Records from a data source:
— BEGIN —

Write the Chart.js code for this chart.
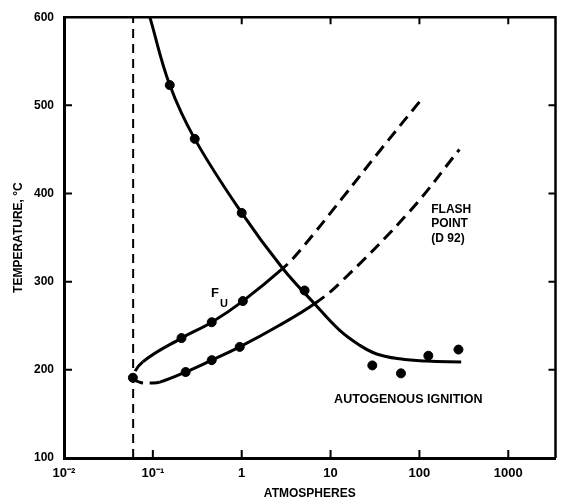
<!DOCTYPE html>
<html>
<head>
<meta charset="utf-8">
<script src="https://cdn.jsdelivr.net/npm/chart.js@4"></script>
<style>
  html, body { margin: 0; padding: 0; background: #fff; }
  #wrap { width: 561px; height: 503px; }
</style>
</head>
<body>
<div id="wrap"><canvas id="chart" width="561" height="503"></canvas></div>
<script>
// autogenous ignition: fitted curve and measured points
const autoCurveP = [0.0925, 0.155, 0.296, 1.0, 2.9, 6.6, 12.6, 21.2, 33, 60, 120, 295];
const autoCurveT = [600, 523, 462, 378, 315, 275, 245, 228, 218, 212.5, 210, 209];
const autoDotP = [0.155, 0.296, 1.0, 5.1, 29.5, 62, 126, 275];
const autoDotT = [523, 462, 378, 290, 205, 196, 216, 223];

// flammability limits loop (upper end -> tip -> lower end)
const limitCurveP = [100, 35.5, 13.6, 4.5, 2.9, 1.03, 0.46, 0.21, 0.077, 0.0596, 0.071, 0.0975, 0.12, 0.234, 0.46, 0.95, 2.6, 6.6, 12.6, 78, 282];
const limitCurveT = [504, 448, 395, 335, 315, 278, 254, 236, 209, 191, 186, 185, 186, 197.5, 211, 226, 250, 275, 298, 380, 450];
const limitDashedSegs = [0, 1, 2, 3, 8, 9, 10, 11, 17, 18, 19];
const limitDotP = [0.21, 0.46, 1.03, 0.0596, 0.234, 0.46, 0.95];
const limitDotT = [236, 254, 278, 191, 197.5, 211, 226];

// vertical dashed line
const vapLineP = [0.06, 0.06];
const vapLineT = [100, 600];

const xTicks = [0.01, 0.1, 1, 10, 100, 1000];
const xTickLabels = ['10⁻²', '10⁻¹', '1', '10', '100', '1000'];
const yTicks = [100, 200, 300, 400, 500, 600];

const FONT = '"Liberation Sans", Arial, sans-serif';

function pts(xs, ys) {
    return xs.map((x, i) => ({ x: x, y: ys[i] }));
}

const framePlugin = {
    id: 'frame',
    afterDraw(chart) {
        const ctx = chart.ctx;
        const a = chart.chartArea;
        const xs = chart.scales.x;
        const ys = chart.scales.y;
        ctx.save();
        ctx.strokeStyle = '#000';
        ctx.lineWidth = 2.5;
        ctx.beginPath();
        ctx.moveTo(a.left, a.top);
        ctx.lineTo(a.right, a.top);
        ctx.lineTo(a.right, a.bottom);
        ctx.stroke();

        ctx.lineWidth = 2;
        ctx.beginPath();
        [0.1, 1, 10, 100, 1000].forEach(v => {
            const px = xs.getPixelForValue(v);
            ctx.moveTo(px, a.bottom);
            ctx.lineTo(px, a.bottom - 8);
        });
        [1, 10, 100, 1000].forEach(v => {
            const px = xs.getPixelForValue(v);
            ctx.moveTo(px, a.top);
            ctx.lineTo(px, a.top + 7);
        });
        [200, 300, 400, 500].forEach(v => {
            const py = ys.getPixelForValue(v);
            ctx.moveTo(a.left, py);
            ctx.lineTo(a.left + 8, py);
            ctx.moveTo(a.right, py);
            ctx.lineTo(a.right - 7, py);
        });
        ctx.stroke();

        // text labels
        ctx.fillStyle = '#000';
        ctx.textBaseline = 'middle';
        ctx.font = 'bold 13px ' + FONT;
        ctx.textAlign = 'left';
        const fx = xs.getPixelForValue(0.45);
        const fy = ys.getPixelForValue(287);
        ctx.fillText('F', fx, fy);
        ctx.font = 'bold 11px ' + FONT;
        ctx.fillText('U', fx + 9, fy + 11);

        ctx.font = 'bold 12px ' + FONT;
        const lx = xs.getPixelForValue(136);
        const ly = ys.getPixelForValue(382);
        ctx.fillText('FLASH', lx, ly);
        ctx.fillText('POINT', lx, ly + 14.5);
        ctx.fillText('(D 92)', lx, ly + 29);

        ctx.textAlign = 'center';
        ctx.font = 'bold 12.5px ' + FONT;
        ctx.fillText('AUTOGENOUS IGNITION', xs.getPixelForValue(75), ys.getPixelForValue(166));
        ctx.restore();
    }
};

new Chart(document.getElementById('chart'), {
    type: 'scatter',
    data: {
        datasets: [
            {
                data: pts(vapLineP, vapLineT),
                showLine: true,
                borderColor: '#000',
                borderWidth: 2,
                borderDash: [9, 6],
                pointRadius: 0
            },
            {
                data: pts(autoCurveP, autoCurveT),
                showLine: true,
                borderColor: '#000',
                borderWidth: 3,
                tension: 0.4,
                pointRadius: 0
            },
            {
                data: pts(limitCurveP, limitCurveT),
                showLine: true,
                borderColor: '#000',
                borderWidth: 3,
                tension: 0.4,
                pointRadius: 0,
                segment: {
                    borderDash: ctx => limitDashedSegs.includes(ctx.p0DataIndex) ? [12, 7] : undefined
                }
            },
            {
                data: pts(autoDotP, autoDotT),
                backgroundColor: '#000',
                borderColor: '#000',
                pointRadius: 4.5
            },
            {
                data: pts(limitDotP, limitDotT),
                backgroundColor: '#000',
                borderColor: '#000',
                pointRadius: 4.5
            }
        ]
    },
    options: {
        responsive: false,
        animation: false,
        layout: { padding: { top: 15, right: 4, left: 0, bottom: 0 } },
        plugins: { legend: { display: false }, tooltip: { enabled: false } },
        scales: {
            x: {
                type: 'logarithmic',
                min: 0.01,
                max: 3400,
                afterBuildTicks: scale => { scale.ticks = xTicks.map(v => ({ value: v })); },
                afterFit: scale => { scale.height = 45; },
                grid: { display: false, drawTicks: false },
                border: { display: true, color: '#000', width: 3 },
                ticks: {
                    color: '#000',
                    padding: 8,
                    maxRotation: 0,
                    autoSkip: false,
                    font: { family: FONT, size: 13, weight: 'bold' },
                    callback: (v) => {
                        const i = xTicks.indexOf(v);
                        return i >= 0 ? xTickLabels[i] : '';
                    }
                },
                title: {
                    display: true,
                    text: 'ATMOSPHERES',
                    color: '#000',
                    font: { family: FONT, size: 12, weight: 'bold' },
                    padding: { top: 0, bottom: 2 }
                }
            },
            y: {
                min: 100,
                max: 600,
                afterBuildTicks: scale => { scale.ticks = yTicks.map(v => ({ value: v })); },
                afterFit: scale => { scale.width = 64; },
                grid: { display: false, drawTicks: false },
                border: { display: true, color: '#000', width: 3 },
                ticks: {
                    color: '#000',
                    padding: 10,
                    font: { family: FONT, size: 12, weight: 'bold' }
                },
                title: {
                    display: true,
                    text: 'TEMPERATURE, °C',
                    color: '#000',
                    font: { family: FONT, size: 12, weight: 'bold' },
                    padding: { top: 11, bottom: 0 }
                }
            }
        }
    },
    plugins: [framePlugin]
});
</script>
</body>
</html>
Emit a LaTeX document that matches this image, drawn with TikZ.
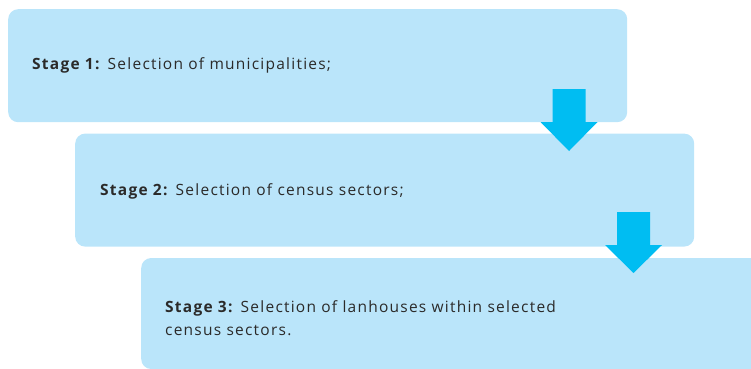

— END —

- _What is required_: Show every line where the string "document" appears.

- _Task solution_:
new Chart(document.getElementById('chart'), {
Emit a LaTeX document that matches this image, drawn with TikZ.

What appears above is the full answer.